History of Hakuba Happo-one’s Hot Spring
Since the area was first settled, the residents of Hakuba Happo-one have dreamt of drawing water from the source of an onsen (hot spring) high up in the mountains down to the village. After a number of failed attempts, it seemed that this dream would turn to reality at the end of the 19th century, but the construction works were overshadowed by a tragic accident.
In the spring of 1875, 60 people started to realize a project to draw down water from the source of the hot spring located at 2,100 m of Mt. Yari. After 2 km of bamboo pipes were already laid, a massive avalanche hit the construction site in November of the same year. Since 21 people lost their lives, the project was put on hold for over a century.
About five decades later, Matsuzawa Teiitsu (1889-1926), a well-respected mountaineer and the founder of the tourist association of Hakuba, established a mountain hut with an adjoining open-air bath near the source of the hot spring Hakuba Yari Onsen. Since then, it has become known as one of the highest outdoor hot spring resorts in Japan and a popular destination for both mountaineers and onsen lovers.
It took another 60 years until a new plan was created to draw water from the hot spring's source. Finally in 1983, the excavation of the source on the south side directly under Hakuba Yari Onsen succeeded. A few years later all the pipes were laid and the concept of turning Hakuba Happo-one into an onsen resort took form.

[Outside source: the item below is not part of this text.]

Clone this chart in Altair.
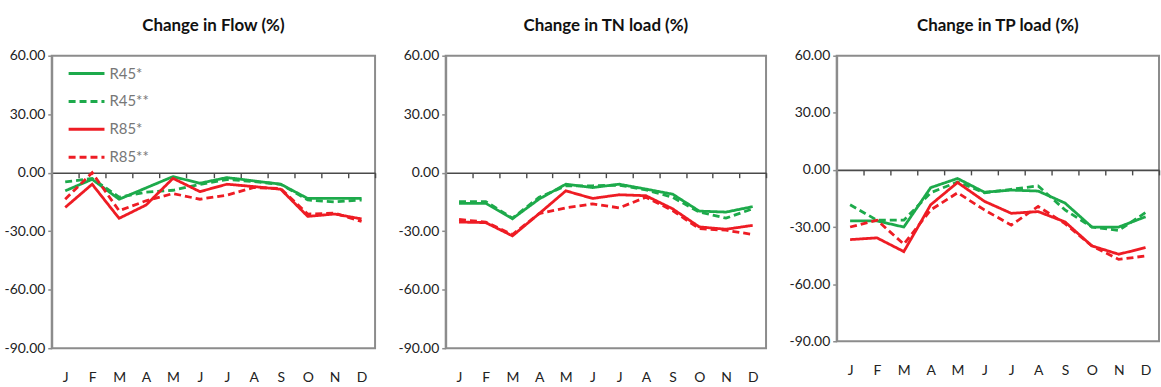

The project transformed the town with dozens of lodging facilities, including hotels, ryokan (Japanese-style inn) and minshuku (Japanese-style guest houses run by families), as well as four public hot spring facilities, which were connected to the hot spring opening. Eventually the century-long wish of the locals was granted.
Now, the little onsen town is popular for the anti-aging effects of its beautifying baths. Due to the strong alkaline hot water with a pH of over 11, bathers find that their skin becomes very smooth and soft. And even more, bathers also claim that the additional health benefits of the onsen water supports the healing process of muscular pain, nerve damage, and more. If you're not comfortable entering an onsen, where you'll usually be expected to bathe naked, you can enjoy the hot water at one of the free foot baths sprinkled across the village.